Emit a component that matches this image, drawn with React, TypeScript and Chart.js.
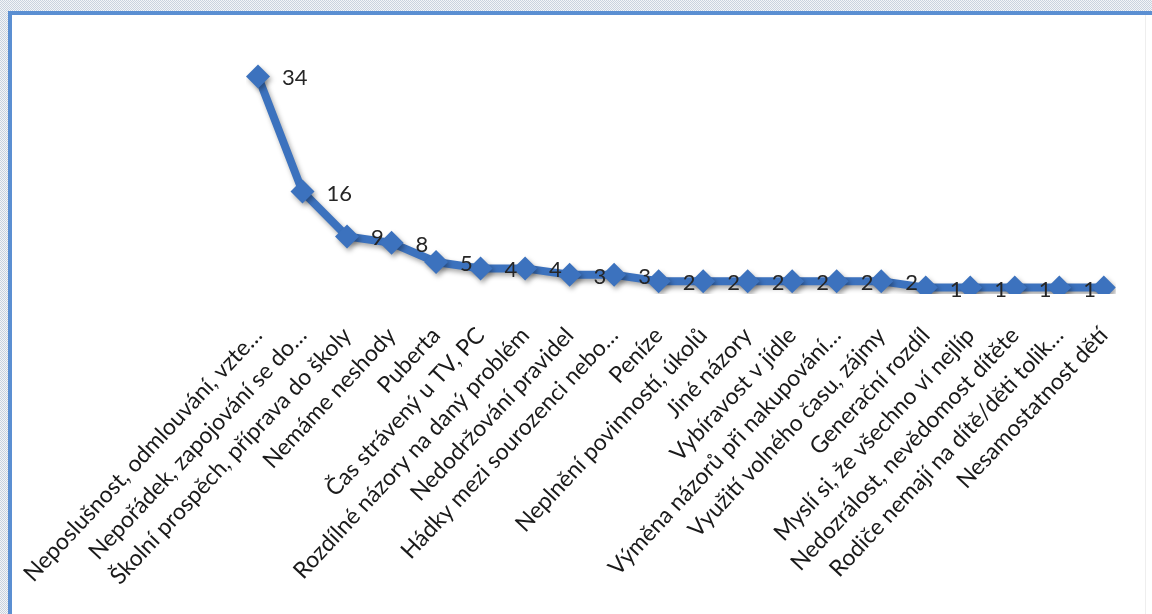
....
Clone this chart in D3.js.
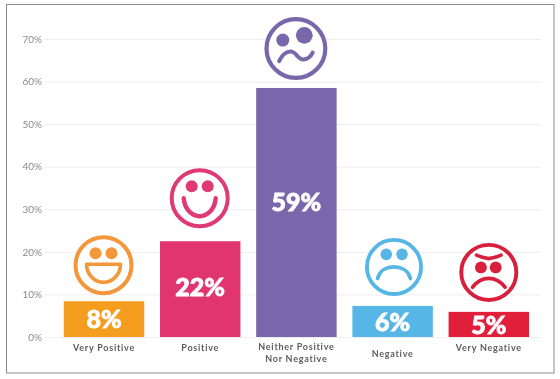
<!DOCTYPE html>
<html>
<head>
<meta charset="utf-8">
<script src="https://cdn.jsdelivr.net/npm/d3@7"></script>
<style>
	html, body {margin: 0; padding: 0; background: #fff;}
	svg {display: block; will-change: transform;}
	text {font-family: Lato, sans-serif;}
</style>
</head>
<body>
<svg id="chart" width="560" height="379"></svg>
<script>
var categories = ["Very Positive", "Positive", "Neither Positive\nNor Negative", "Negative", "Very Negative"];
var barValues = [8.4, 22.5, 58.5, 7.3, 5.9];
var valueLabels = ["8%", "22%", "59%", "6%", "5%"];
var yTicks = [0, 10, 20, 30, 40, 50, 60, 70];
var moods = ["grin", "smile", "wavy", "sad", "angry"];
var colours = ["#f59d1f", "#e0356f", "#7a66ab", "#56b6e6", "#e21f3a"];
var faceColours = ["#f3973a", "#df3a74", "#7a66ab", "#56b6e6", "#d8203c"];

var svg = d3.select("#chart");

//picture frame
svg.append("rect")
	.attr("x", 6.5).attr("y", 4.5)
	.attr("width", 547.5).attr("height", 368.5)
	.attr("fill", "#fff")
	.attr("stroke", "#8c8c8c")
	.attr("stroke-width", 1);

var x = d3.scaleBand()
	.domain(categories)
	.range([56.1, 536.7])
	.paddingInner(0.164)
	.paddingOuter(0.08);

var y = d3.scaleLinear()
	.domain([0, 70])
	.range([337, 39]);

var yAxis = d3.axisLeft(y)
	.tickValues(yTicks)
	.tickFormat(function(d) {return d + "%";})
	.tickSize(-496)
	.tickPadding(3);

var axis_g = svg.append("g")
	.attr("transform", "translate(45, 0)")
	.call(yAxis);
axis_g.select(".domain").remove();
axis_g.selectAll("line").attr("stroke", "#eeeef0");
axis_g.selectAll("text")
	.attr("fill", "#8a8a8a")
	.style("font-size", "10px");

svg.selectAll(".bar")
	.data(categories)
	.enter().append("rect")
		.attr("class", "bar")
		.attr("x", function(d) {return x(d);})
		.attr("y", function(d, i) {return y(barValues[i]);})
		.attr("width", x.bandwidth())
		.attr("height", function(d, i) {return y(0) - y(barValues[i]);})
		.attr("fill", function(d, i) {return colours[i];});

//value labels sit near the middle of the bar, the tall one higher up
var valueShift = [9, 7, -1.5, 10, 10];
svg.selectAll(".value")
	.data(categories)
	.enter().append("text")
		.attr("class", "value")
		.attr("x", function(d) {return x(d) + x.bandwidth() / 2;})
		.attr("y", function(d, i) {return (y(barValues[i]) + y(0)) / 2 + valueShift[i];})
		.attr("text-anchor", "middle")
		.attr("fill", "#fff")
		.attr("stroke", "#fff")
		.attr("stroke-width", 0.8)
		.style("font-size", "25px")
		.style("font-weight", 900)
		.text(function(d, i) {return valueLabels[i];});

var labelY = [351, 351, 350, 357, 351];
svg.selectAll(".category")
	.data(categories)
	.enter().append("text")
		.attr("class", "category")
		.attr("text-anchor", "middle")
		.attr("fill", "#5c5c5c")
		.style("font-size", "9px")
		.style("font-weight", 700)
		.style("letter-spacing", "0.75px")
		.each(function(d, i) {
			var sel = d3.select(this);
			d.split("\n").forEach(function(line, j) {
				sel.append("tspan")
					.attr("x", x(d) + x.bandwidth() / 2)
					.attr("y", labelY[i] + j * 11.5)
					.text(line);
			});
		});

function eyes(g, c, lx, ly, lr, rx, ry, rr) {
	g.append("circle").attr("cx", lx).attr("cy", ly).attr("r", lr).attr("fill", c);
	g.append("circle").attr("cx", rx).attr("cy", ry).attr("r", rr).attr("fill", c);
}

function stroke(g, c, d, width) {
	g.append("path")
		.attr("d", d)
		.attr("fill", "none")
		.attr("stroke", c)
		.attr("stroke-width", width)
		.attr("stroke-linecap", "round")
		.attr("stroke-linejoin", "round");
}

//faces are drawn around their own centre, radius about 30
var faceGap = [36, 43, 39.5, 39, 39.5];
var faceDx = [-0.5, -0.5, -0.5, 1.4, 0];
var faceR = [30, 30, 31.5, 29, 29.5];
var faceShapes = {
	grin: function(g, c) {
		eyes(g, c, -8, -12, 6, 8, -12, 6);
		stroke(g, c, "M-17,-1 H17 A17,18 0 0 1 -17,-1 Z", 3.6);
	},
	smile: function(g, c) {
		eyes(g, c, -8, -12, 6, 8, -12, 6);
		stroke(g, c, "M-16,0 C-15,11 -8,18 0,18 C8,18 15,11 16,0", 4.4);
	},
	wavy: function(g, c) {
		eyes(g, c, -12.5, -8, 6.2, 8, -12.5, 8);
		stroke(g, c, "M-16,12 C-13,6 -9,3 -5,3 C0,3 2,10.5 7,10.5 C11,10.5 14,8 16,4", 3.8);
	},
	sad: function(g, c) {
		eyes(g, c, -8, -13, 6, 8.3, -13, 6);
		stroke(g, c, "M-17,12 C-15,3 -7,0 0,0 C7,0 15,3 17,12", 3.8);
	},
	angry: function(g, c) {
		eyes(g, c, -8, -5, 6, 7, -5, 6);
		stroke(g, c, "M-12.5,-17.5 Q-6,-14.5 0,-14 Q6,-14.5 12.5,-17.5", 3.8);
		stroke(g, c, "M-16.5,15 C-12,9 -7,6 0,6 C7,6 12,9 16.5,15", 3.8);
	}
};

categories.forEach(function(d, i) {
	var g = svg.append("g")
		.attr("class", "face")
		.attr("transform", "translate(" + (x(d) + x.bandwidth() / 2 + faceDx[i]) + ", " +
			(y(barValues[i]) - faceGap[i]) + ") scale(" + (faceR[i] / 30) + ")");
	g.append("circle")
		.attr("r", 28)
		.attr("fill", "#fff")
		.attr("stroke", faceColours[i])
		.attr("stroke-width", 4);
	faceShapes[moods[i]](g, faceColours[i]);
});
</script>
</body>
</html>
....
Required work:
Find the word "drawn" in the records and pull out each line that has it.

Task answer:
Emit a component that matches this image, drawn with React, TypeScript and Chart.js.
//faces are drawn around their own centre, radius about 30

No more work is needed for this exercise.